Location
- 4634 S. 74th St. Tacoma, Washington 98409 United States 47°11′21″N 122°30′06″W﻿ / ﻿47.18917°N 122.50167°W

Information
- Type: Public secondary
- Established: 1961
- School district: Tacoma Public Schools
- NCES School ID: 530870001488
- Principal: David McColgan
- Teaching staff: 66.00 (FTE)
- Grades: 9th - 12th
- Enrollment: 1,410 (2024–2025)
- Student to teacher ratio: 21.36
- Colors: Cardinal, White & Gold
- Mascot: Thunderbirds
- Yearbook: Totem
- Website: mt.tacomaschools.org

= Mount Tahoma High School =

Mount Tahoma High School is a high school in Tacoma, Washington. It opened in 1961 and is a part of the Tacoma Public Schools. The school's mascot is the Thunderbird as a Native American symbolism for power, protection, and strength.

==History==
Mount Tahoma opened its doors in the South Tacoma neighborhood in 1961. It is the original Native American name for Mount Rainier. The school was built by a California contractor in the 1960s and wasn't very accommodating for its Washington students. The original school layout consisted of three open air courtyards, with a college style open campus. Frequently, students carried parkas or umbrellas from class to class. 2004 was the last year that students would be in the original Mount Tahoma building. Students and staff moved to the new building, which fit more with the Pacific Northwest weather.

==New building==
Built in 1961, the setting of Mount Tahoma High School drastically changed in September 2004. The school is located on 74th Street and is overlooked by Mount Rainier (which is the namesake for Mt.
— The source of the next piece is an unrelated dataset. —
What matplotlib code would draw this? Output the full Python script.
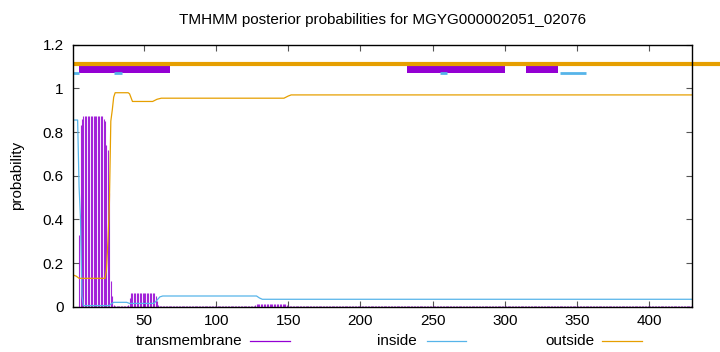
import numpy as np
import matplotlib
matplotlib.use("Agg")
import matplotlib.pyplot as plt
from matplotlib.lines import Line2D

plt.rcParams['font.family'] = ['Liberation Sans', 'DejaVu Sans']

# TMHMM posterior probabilities, one value per residue (1..430)
tm_prob = ([0.0] * 4
           + [0.33, 0.83, 0.86]
           + [0.872] * 14
           + [0.86, 0.85, 0.74, 0.72, 0.52, 0.12, 0.05, 0.01]
           + [0.003] * 9
           + [0.01, 0.04]
           + [0.062] * 17
           + [0.05, 0.025, 0.008]
           + [0.002] * 66
           + [0.006]
           + [0.012] * 21
           + [0.006]
           + [0.001] * 281)
residues = np.arange(1, len(tm_prob) + 1)

inside_pos = [1, 4, 5, 6, 7, 8, 26, 27, 29, 38, 40, 57, 59, 61, 63, 128, 130, 132, 430]
inside_val = [0.855, 0.855, 0.55, 0.40, 0.05, 0.005, 0.005, 0.012, 0.02, 0.02,
              0.015, 0.015, 0.03, 0.045, 0.049, 0.049, 0.04, 0.034, 0.034]

outside_pos = [1, 3, 5, 22, 23, 24, 25, 26, 27, 28, 29, 30, 39, 40, 42, 56, 59, 62,
               147, 150, 152, 430]
outside_val = [0.145, 0.14, 0.13, 0.13, 0.13, 0.17, 0.30, 0.47, 0.85, 0.90, 0.96,
               0.98, 0.98, 0.975, 0.94, 0.94, 0.95, 0.955, 0.955, 0.965, 0.97, 0.97]

# predicted topology drawn above the curves
tm_segments = [(5, 68), (232, 300), (315, 337)]
inside_segments = [(1, 5), (29, 35), (255, 260), (338, 356)]
outside_segments = [(1, 449.5)]

c_tm = '#9400d3'
c_in = '#56b4e9'
c_out = '#e69f00'

fig = plt.figure(figsize=(7.2, 3.52), dpi=100)
ax = fig.add_axes([73.3 / 720, 1 - 306.7 / 352, 619 / 720, 262 / 352])

ax.vlines(residues, 0, tm_prob, color=c_tm, lw=0.8, alpha=0.85)
ax.plot(inside_pos, inside_val, color=c_in, lw=0.9)
ax.plot(outside_pos, outside_val, color=c_out, lw=0.9)

for a, b in tm_segments:
    ax.fill_between([a, b], 1.069, 1.103, color=c_tm, lw=0)
for a, b in inside_segments:
    ax.plot([a, b], [1.072, 1.072], color=c_in, lw=2.0, solid_capstyle='butt')
for a, b in outside_segments:
    ax.plot([a, b], [1.112, 1.112], color=c_out, lw=3.0, solid_capstyle='butt',
            clip_on=False)

ax.set_xlim(1, 430)
ax.set_ylim(0, 1.2)
ax.set_xticks([50, 100, 150, 200, 250, 300, 350, 400])
ax.set_yticks([0, 0.2, 0.4, 0.6, 0.8, 1.0, 1.2])
ax.set_yticklabels(['0', '0.2', '0.4', '0.6', '0.8', '1', '1.2'])
ax.tick_params(direction='in', length=4, width=0.8, top=True, right=True,
               labelsize=11, color='#555555')
ax.tick_params(axis='y', pad=7)
ax.tick_params(axis='x', pad=5)
for s in ax.spines.values():
    s.set_linewidth(1.0)

fig.text(382.8 / 720, 1 - 20 / 352, 'TMHMM posterior probabilities for MGYG000002051_02076',
         ha='center', va='center', fontsize=11)
fig.text(17 / 720, 1 - 175.7 / 352, 'probability', rotation=90,
         ha='center', va='center', fontsize=11)

# legend row at the bottom
ly = 1 - 341 / 352
for label, col, xt, x0, x1 in [('transmembrane', c_tm, 242, 250, 290),
                               ('inside', c_in, 417, 427, 466),
                               ('outside', c_out, 594, 602, 642)]:
    fig.text(xt / 720, ly, label, ha='right', va='center', fontsize=11)
    fig.add_artist(Line2D([x0 / 720, x1 / 720], [ly, ly], color=col, lw=0.9))

fig.savefig('out.png', dpi=100)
Tahoma.) The new campus features 93 teaching spaces, including 81 classrooms, eight technology labs, wireless networking throughout the building, a 600-seat performance arts theatre, two gymnasiums, a pool, weight room, aerobics room, athletic fields and a 3,500 seat stadium. The offices are located in the front of the main entrance and are connected to the large 900-seat commons. There are 9 science classrooms with a 90-foot greenhouse and nursery. Mount Tahoma's counseling center is the hub of career activities, which enable students to access college information and career opportunities.

==Statistics==
- School Conference - West Central, District 3, Narrows League, Bridge Division
- School Interhigh League - GPS, Greater Puget Sound

==Notable alumni==
- Ahmad Rashad (Bobby Moore), class of 1968, an Emmy Award winning sportscaster and football wide receiver
- Ron Cey, Class of 1966, Los Angeles Dodgers third baseman from 1973 to 1982 and co-MVP of the 1981 World Series
- Ray Horton, Class of 1978, NFL cornerback and coach, former Tennessee Titans and Cleveland Browns defensive coordinator
- Marilyn Strickland, 38th mayor of Tacoma, Washington and congressional candidate
- Vince Goldsmith, class of 1977, CFL Outstanding Rookie Award. All-Star Linebacker and Defensive Lineman 1981, 1983, 1988 (Saskatchewan Roughriders, Toronto Argonauts, Calgary Stampeders. University of Oregon Hall of Fame, All Conference, All American. Holds Washington State's shot put record for High Schoolers at 69'11".